I never realised just how important they were in my daily life when I was younger. Now, looking back, from a very young age, beliefs have played a massive role on how I behave, the decisions I make, the options I choose.

For anyone who isn’t feeling it…remember to when you were 5 or 6…if you are like me, you believed in Santa Claus…and the week leading up to Christmas, boy did my behaviour change!

I saw the fantastic article earlier this week, originally posted back in February this year. Written by Dr Raymond Comeau.

“As long as you believe something, your brain operates on automatic pilot, filtering any input from the environment and searching for references to validate your belief, regardless of what is it.” – Anthony Robbins

Our beliefs are sacred. Some people will accept to die for their beliefs; others will ruin their own life and the life of others for their beliefs. Wars are started for beliefs. Religions are about beliefs. Beliefs hold communities together. People are loved for their beliefs. Others are hated for the same reason. Yet, for all its importance, most people have never taken the time to find out what a belief truly is.

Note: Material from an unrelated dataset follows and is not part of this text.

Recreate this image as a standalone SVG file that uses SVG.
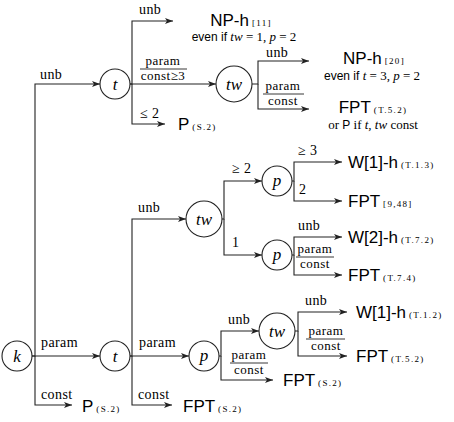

First let us say that there are three levels of beliefs and that each of them has different levels of emotional certainty and intensity. We have: opinions, beliefs, and convictions. Opinions being rather fragile and easily changed while convictions are cast in stone.

It does not matter what level of conviction a belief holds, it’s definition is always the same. A belief is nothing, but a notion supported by evidences. This is so important that it bears repeating. A belief is nothing, but a notion supported by evidences.

We tend to believe that our beliefs are some kind of universal truth; something that is manifestly evident and that cannot be disputed. No so. Even our most fundamental beliefs are nothing but notions that are supported by evidences.

The more evidences that we have regarding a particular belief and the more emotionally charged those evidences are, the stronger the belief gets to be.

Anyone doubting the veracity of this definition of beliefs only has to consider for a moment some of the beliefs that are held by people in other religions. Some of those beliefs seem to be so odd to us that we are inclined to think that only ignorant and uneducated people could give credence to such outlandish notions.

That is far from being the case. Highly intelligent and educated people have beliefs that we can only consider to be absurd. That is the nature of beliefs, notions supported by evidences.

Now, the importance of understanding the nature of beliefs lies in the fact that if we personally have beliefs that are disempowering, it is possible for us to radically change those beliefs and replace them with beliefs that are empowering.

Let us say that a person believed that because he or she was born in the wrong side of town he or she had no chance of succeeding in life. That would be a very limiting belief and changing that belief could positively transform a whole life.

A belief is a notion that is supported by evidences. So, all that is needed to change that belief is to find enough evidences to support an opposing belief and a new reality is created. If that person finds enough evidences to support the notion that wherever a person is born matters little in the chance of succeeding in life, the disempowering belief will be replaced with a new and inspiring new belief.

We used to believe that the Earth was flat and that the sun revolved around our little Planet. Highly intelligent people used to believe that. The references were changed, so was the belief.

Understanding the nature and the anatomy of beliefs may be one of the most important contributions that the science and art of self-improvement has given us. Let us use it wisely and judiciously. Our whole future depends on it.

For me…that is interesting and something worth thinking about.